▶ _PROBLEM DESCRIPTION_: Show all lines holding the string "matplotlib".

Dataset rows
● ● ● ● ● ● ●

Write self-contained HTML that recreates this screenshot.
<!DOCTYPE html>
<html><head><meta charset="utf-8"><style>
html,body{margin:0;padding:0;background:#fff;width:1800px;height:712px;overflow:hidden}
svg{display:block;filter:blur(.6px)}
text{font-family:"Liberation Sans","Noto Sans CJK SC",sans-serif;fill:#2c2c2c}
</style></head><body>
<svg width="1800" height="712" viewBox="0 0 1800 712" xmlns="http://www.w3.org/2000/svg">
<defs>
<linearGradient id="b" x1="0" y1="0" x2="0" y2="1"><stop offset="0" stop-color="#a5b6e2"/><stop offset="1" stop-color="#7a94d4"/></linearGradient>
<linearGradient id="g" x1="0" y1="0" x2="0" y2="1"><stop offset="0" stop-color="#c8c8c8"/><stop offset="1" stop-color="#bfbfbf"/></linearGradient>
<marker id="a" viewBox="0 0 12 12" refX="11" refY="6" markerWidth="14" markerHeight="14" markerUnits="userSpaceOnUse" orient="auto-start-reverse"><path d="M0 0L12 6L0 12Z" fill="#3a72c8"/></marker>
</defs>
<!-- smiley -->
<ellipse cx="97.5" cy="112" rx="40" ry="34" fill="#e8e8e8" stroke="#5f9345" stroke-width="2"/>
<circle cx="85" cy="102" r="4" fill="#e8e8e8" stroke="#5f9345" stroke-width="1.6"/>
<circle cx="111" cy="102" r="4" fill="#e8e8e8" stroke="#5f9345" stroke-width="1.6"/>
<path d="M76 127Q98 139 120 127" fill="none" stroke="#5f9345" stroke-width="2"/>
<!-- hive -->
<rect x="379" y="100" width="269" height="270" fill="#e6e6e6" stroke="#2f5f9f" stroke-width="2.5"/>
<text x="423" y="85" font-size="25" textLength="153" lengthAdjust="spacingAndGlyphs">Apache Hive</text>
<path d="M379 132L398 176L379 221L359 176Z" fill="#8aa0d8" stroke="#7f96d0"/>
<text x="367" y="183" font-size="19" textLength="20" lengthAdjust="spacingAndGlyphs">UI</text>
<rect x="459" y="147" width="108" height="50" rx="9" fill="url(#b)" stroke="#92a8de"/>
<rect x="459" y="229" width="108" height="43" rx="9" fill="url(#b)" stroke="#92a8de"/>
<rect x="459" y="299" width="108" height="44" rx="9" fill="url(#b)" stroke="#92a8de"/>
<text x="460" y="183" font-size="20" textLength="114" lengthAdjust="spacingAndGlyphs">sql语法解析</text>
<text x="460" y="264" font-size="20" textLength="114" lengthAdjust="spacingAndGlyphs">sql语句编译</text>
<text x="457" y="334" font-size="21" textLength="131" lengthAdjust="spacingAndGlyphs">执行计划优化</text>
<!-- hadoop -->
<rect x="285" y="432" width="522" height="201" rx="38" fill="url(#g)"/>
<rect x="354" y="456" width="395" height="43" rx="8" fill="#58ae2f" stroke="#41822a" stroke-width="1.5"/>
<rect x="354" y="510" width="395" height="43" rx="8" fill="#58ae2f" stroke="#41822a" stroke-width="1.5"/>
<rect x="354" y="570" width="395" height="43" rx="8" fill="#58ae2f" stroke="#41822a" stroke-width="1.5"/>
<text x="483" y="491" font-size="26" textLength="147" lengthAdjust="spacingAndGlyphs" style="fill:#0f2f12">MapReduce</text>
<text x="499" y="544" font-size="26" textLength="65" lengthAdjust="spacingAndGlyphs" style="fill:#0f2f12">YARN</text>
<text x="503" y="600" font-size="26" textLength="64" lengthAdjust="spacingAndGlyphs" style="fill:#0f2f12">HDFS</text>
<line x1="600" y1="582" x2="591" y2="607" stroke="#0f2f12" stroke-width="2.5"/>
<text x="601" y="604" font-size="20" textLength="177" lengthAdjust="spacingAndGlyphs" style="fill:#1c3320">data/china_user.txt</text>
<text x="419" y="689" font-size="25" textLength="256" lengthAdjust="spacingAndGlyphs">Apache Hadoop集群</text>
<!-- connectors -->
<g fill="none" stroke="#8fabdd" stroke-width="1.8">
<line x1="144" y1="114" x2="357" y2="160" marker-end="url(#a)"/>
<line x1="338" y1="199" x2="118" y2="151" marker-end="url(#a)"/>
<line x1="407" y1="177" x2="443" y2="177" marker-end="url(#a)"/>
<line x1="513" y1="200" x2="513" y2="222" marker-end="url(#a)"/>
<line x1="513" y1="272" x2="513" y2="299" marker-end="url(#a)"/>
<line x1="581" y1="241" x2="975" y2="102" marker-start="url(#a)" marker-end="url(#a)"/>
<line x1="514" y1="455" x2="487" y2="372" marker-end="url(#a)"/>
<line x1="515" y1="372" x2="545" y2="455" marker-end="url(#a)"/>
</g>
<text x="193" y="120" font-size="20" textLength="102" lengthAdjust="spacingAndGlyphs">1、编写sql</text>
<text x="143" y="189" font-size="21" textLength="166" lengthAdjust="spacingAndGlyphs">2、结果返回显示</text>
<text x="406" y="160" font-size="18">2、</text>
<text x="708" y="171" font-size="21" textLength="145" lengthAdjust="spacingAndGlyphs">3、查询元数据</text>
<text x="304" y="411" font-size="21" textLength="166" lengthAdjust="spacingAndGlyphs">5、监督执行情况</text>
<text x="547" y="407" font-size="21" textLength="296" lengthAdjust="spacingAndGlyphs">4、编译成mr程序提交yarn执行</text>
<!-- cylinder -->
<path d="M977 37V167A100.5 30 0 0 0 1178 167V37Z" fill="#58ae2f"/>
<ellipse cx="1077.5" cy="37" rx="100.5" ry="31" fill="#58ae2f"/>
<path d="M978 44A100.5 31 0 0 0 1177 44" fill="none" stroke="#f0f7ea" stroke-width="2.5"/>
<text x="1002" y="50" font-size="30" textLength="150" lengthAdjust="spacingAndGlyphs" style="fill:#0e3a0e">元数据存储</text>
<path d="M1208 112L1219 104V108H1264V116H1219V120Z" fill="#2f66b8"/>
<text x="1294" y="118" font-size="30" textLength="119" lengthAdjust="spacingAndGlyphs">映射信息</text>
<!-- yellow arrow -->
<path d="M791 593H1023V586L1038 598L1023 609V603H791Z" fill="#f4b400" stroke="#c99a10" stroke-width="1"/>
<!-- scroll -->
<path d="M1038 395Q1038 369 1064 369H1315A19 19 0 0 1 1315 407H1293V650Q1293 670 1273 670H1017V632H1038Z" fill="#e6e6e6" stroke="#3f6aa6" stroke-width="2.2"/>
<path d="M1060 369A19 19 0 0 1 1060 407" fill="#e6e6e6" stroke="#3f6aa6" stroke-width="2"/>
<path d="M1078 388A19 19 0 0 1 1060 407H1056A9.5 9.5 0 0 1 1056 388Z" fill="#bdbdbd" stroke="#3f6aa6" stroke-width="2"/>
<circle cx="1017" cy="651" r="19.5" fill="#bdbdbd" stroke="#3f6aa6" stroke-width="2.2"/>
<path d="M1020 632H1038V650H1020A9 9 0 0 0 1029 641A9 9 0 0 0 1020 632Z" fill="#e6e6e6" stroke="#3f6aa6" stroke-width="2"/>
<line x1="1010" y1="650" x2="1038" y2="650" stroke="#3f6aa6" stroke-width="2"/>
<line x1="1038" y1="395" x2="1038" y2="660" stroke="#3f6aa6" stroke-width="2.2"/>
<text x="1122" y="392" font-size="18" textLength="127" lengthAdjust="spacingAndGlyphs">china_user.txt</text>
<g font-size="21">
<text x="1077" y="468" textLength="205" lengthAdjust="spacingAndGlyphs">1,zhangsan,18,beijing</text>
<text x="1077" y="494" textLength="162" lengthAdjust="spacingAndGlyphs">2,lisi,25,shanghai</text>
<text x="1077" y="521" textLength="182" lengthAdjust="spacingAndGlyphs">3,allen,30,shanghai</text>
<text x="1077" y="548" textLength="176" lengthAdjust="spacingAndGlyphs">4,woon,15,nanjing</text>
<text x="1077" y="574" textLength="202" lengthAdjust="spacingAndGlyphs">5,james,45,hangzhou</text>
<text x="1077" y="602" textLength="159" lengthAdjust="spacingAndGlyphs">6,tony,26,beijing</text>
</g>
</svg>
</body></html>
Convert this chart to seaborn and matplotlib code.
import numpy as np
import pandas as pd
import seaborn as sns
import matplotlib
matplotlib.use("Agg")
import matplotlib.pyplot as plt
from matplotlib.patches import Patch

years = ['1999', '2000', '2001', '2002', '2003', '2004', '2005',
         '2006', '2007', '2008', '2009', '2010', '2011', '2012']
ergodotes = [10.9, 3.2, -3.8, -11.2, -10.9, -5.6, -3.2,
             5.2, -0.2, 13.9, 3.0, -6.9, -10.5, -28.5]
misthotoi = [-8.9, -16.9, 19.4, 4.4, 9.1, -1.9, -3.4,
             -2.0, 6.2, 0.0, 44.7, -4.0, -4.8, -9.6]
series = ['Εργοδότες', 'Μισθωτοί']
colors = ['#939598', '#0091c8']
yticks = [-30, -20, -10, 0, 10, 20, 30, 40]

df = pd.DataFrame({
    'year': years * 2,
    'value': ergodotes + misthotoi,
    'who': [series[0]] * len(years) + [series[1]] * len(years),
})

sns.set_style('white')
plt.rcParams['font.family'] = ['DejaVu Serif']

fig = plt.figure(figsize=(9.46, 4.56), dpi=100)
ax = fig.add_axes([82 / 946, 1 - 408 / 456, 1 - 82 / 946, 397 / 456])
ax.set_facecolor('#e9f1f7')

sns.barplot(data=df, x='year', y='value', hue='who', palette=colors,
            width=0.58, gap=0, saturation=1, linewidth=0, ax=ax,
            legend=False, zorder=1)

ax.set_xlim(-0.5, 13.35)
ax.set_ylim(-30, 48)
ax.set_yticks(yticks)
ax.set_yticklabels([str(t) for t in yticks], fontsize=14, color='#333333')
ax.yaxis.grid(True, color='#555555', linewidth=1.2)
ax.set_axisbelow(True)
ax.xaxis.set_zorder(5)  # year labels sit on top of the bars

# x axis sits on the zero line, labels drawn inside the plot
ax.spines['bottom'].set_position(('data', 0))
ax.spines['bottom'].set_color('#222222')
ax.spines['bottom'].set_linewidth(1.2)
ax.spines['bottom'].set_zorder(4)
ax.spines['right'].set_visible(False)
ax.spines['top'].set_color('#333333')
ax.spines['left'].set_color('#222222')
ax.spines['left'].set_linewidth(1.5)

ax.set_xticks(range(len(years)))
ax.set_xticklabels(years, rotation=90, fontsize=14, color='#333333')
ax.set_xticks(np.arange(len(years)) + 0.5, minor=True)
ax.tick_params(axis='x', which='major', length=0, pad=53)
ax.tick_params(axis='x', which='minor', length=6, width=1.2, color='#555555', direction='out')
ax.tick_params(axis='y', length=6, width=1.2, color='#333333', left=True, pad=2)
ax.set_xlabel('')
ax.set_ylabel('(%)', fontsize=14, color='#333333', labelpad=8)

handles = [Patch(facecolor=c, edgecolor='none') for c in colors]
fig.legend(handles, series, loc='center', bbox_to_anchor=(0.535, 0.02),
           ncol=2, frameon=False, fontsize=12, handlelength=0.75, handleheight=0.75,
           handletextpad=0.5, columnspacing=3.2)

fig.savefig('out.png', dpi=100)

● ● ● ● ● ● ●

▶ _TASK RESPONSE_:
Convert this chart to seaborn and matplotlib code.
import matplotlib
matplotlib.use("Agg")
import matplotlib.pyplot as plt
from matplotlib.patches import Patch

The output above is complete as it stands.